Ok let's think logically: all these new shaders have to be connected to the L2 cache, those connections take some space. Then you'll probably need a larger(and/or faster) L2, unless you want to leave all those new shiny cores starved for information. Then the back-end with the 50% more TMUs will need to be rewired and all of these new changes will need to be tested over and over and over...I dunno man you make it sounds a lot easier than it actually is.
Nothing is wired as you say. Fermi is 100% modular and every step was designed so that you can add anything in a LEGO fashion, from SIMDs, to SMs, to complete GPCs. Buffers and pooled buses are placed between every step for that purpose and the performance penalty that Fermi suffers in terms of SP/performance in comparison with G80/G92/GT200 supposedly comes from this re-alignment. The trade off was made (just like when Ati created R600), now it's time to add the components that actually do the work.
Yeah, maybe it's not as easy as I made it out to be, but it certainly isn't as difficult as a competely new chip. It's been 6+ months since GF104 was finished (not released). 6 months is more than enough to make that thing and then some. Besides forget about release times, it's internal times which we have to look at, and thse are unknown. Release dates for GF104, 106 and 108 were not based on when the design was finished, but on when can I make enough of them for a proper release,
without eating up on production of the chips that make me most money, that is higher end ones.

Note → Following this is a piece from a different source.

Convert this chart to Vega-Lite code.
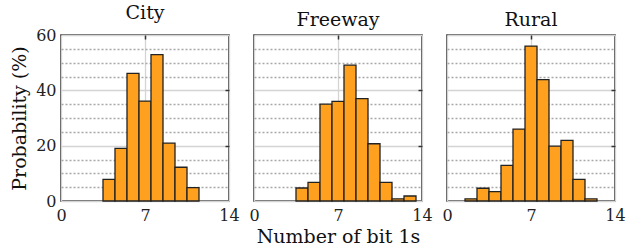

Bottom line Fermi derivatives were probably almost finished probably even before GF100 cards were released. Enough time for anything.
EDIT: And no, you don't need more L2. Fermi had much more L2 than any GPU will ever need. Reason GPGPU (GF100 is and will always be the GPGPU chip, just like G80 always was the GPGPU part, G92 existed oly like a gaming chip tho). GF104 is showing any decrease in performance due to less L2 per SP? No, not a single 1%. And 50% more SPs per SM were added. Adding another 16 SP, equalling a 33% increase is not going to change that either.
Also:
If only these things worked so linearly...
They don't indeed, but it's actually the other way around as you are suggesting and in absolute favor for the "3/2 GF104-GF110":
- Doubling execution units usually never doubles transistor count or die area, especially die area. And you waste less area in "margins" (I know there's a term for that). i.e:
Ati
Redwood = 627 million
Juniper = 1040 million
Cypress = 2150 million, more than twice yes, but it does not count because it has at least a massive difference in that it supports 64 bit, while Juniper and below don't.
RV730 = 514 million (remember 320 SP)
RV740 = 826 million (640 SP)
RV770 = 956 million (800 SP)
Nvidia
GF108 = 585 million
GF106 = 1170 million
GF104 = 1950 million
- Power requirement increases are almost always lower than the actual active transistor increase.